::: Material provided

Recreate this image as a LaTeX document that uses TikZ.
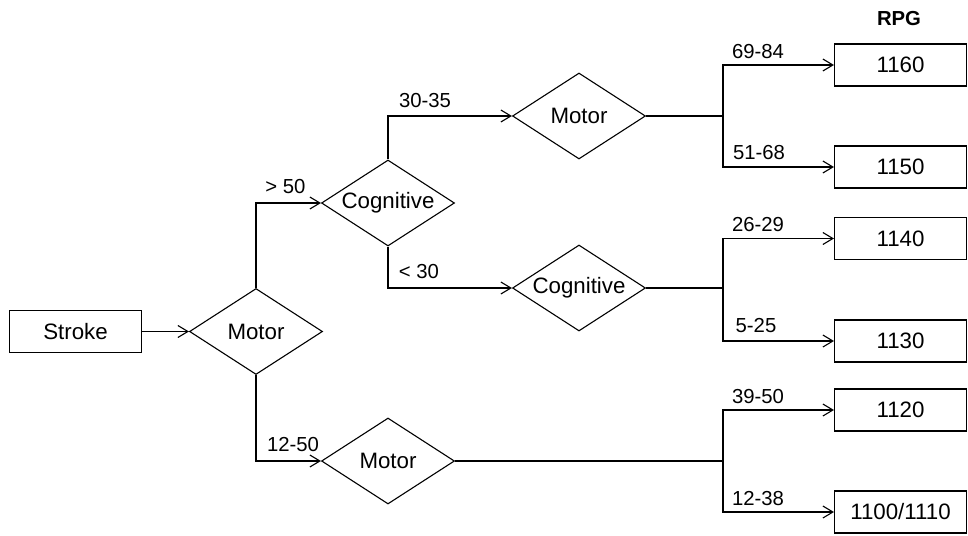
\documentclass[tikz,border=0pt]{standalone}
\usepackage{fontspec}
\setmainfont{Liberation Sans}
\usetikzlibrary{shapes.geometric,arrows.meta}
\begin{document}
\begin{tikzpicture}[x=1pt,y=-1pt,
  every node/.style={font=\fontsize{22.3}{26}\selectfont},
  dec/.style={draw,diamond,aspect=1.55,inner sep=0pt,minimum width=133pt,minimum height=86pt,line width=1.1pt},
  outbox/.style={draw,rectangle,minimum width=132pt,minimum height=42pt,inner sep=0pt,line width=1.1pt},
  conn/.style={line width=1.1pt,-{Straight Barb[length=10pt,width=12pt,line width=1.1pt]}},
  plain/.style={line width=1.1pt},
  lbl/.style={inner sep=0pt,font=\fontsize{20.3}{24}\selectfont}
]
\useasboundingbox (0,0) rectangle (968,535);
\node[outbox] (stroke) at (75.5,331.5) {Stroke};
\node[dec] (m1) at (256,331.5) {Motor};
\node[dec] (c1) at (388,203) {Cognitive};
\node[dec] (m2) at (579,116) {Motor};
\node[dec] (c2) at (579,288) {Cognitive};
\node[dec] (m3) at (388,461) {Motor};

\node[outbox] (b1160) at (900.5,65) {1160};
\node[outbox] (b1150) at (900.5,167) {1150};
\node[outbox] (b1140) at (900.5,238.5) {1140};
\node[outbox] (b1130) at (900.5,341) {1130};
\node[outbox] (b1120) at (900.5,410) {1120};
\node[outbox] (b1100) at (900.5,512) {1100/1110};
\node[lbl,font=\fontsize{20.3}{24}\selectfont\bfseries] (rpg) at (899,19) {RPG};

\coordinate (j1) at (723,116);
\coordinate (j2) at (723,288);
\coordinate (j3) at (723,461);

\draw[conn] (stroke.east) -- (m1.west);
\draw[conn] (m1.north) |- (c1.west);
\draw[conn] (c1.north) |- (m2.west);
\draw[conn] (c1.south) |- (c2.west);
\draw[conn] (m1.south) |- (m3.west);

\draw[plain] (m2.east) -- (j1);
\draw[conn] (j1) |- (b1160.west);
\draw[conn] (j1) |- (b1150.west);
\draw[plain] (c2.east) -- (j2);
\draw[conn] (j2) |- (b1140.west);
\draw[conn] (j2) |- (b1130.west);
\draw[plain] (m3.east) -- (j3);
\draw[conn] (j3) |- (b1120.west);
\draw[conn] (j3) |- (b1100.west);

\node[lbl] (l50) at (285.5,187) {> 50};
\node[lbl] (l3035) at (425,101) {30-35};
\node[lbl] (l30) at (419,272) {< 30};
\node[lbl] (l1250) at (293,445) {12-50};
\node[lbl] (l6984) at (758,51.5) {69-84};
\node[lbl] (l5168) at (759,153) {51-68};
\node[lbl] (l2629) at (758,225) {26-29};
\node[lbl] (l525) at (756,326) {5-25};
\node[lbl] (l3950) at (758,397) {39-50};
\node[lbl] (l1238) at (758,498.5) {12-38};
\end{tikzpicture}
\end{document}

::::::

**Aim of the task**
Repeat the lines of the listing above verbatim, beginning at its first line and ending at the line containing "(j3) |- (b1100.west);", which is included. Omit pictures.

**The response**
Recreate this image as a LaTeX document that uses TikZ.
\documentclass[tikz,border=0pt]{standalone}
\usepackage{fontspec}
\setmainfont{Liberation Sans}
\usetikzlibrary{shapes.geometric,arrows.meta}
\begin{document}
\begin{tikzpicture}[x=1pt,y=-1pt,
  every node/.style={font=\fontsize{22.3}{26}\selectfont},
  dec/.style={draw,diamond,aspect=1.55,inner sep=0pt,minimum width=133pt,minimum height=86pt,line width=1.1pt},
  outbox/.style={draw,rectangle,minimum width=132pt,minimum height=42pt,inner sep=0pt,line width=1.1pt},
  conn/.style={line width=1.1pt,-{Straight Barb[length=10pt,width=12pt,line width=1.1pt]}},
  plain/.style={line width=1.1pt},
  lbl/.style={inner sep=0pt,font=\fontsize{20.3}{24}\selectfont}
]
\useasboundingbox (0,0) rectangle (968,535);
\node[outbox] (stroke) at (75.5,331.5) {Stroke};
\node[dec] (m1) at (256,331.5) {Motor};
\node[dec] (c1) at (388,203) {Cognitive};
\node[dec] (m2) at (579,116) {Motor};
\node[dec] (c2) at (579,288) {Cognitive};
\node[dec] (m3) at (388,461) {Motor};

\node[outbox] (b1160) at (900.5,65) {1160};
\node[outbox] (b1150) at (900.5,167) {1150};
\node[outbox] (b1140) at (900.5,238.5) {1140};
\node[outbox] (b1130) at (900.5,341) {1130};
\node[outbox] (b1120) at (900.5,410) {1120};
\node[outbox] (b1100) at (900.5,512) {1100/1110};
\node[lbl,font=\fontsize{20.3}{24}\selectfont\bfseries] (rpg) at (899,19) {RPG};

\coordinate (j1) at (723,116);
\coordinate (j2) at (723,288);
\coordinate (j3) at (723,461);

\draw[conn] (stroke.east) -- (m1.west);
\draw[conn] (m1.north) |- (c1.west);
\draw[conn] (c1.north) |- (m2.west);
\draw[conn] (c1.south) |- (c2.west);
\draw[conn] (m1.south) |- (m3.west);

\draw[plain] (m2.east) -- (j1);
\draw[conn] (j1) |- (b1160.west);
\draw[conn] (j1) |- (b1150.west);
\draw[plain] (c2.east) -- (j2);
\draw[conn] (j2) |- (b1140.west);
\draw[conn] (j2) |- (b1130.west);
\draw[plain] (m3.east) -- (j3);
\draw[conn] (j3) |- (b1120.west);
\draw[conn] (j3) |- (b1100.west);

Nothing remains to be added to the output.